Voller tariflicher Urlaubsanspruch
Bei Fragen, was gewährt werden muss, und wie etwas gestaltet ist, muss man unterscheiden zwischen dem gesetzlichen Mindesturlaub (4 Wochen) und dem darüberhinausgehenden Urlaub. Der MTV gewährt z.B. 6 Wochen Urlaubsanspruch. Da könnte durchaus ein vorheriger Verfall geregelt sein. Das sieht das LAG aber nicht. Es bejaht einen sogenannten Gleichlauf. Da keine eigenständige Regelung für den übergesetzlichen Urlaub vorliegt, ist das Fazit, dass für die Arbeitgeberin eine Kürzung weder für den gesetzlichen noch den darüberhinausgehenden tariflichen Urlaubsanspruch für die Arbeitslosengeldzeit möglich ist.

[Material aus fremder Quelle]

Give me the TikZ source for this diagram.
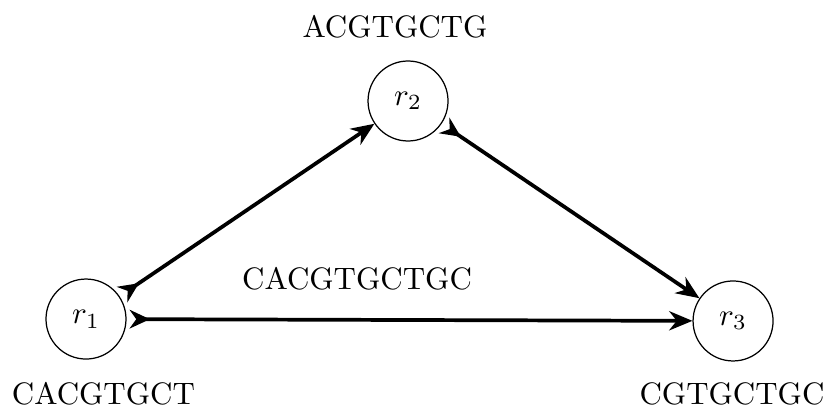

Im dortigen Fall war das Arbeitsverhältnis beendet und die Arbeitgeberin wurde verurteilt, den nicht verfallenen Urlaub abzugelten und auch das zusätzliche Urlaubsgeld zu zahlen.
Anspruch auf tarifliches Urlaubsgeld
Nach Zustellung unserer Klageschrift kommt Neumanns Arbeitgeberin zu dem Schluss, dass ihm die eingeklagten Beträge zustehen und sagte Zahlung mit dem nächsten Abrechnungslauf zu.
Zwischenzeitlich hat Neumann sein Geld und das Verfahren wurde beendet. Und das schöne ist, selbst wenn Neumann rückwirkend zum Rentner gemacht wird, muss er die Beträge nicht zurückzahlen, denn ein Arbeitsverhältnis endet grundsätzlich nicht von selbst und auf keinen Fall rückwirkend.
Das sagen wir dazu:
Trotz Ruhen des Arbeitsverhältnisses können Ansprüche entstehen, die nur auf den Bestand des Arbeitsverhältnisses abstellen. Gibt es tarifliche Kürzungsklauseln für den Fall, dass das Arbeitsverhältnis ruht, werden die Leistungen wohl nicht zustehen. Bei Kürzungsklauseln im Arbeitsvertrag sollte immer überprüft werden, ob diese nicht die Arbeitnehmenden unangemessen benachteiligen.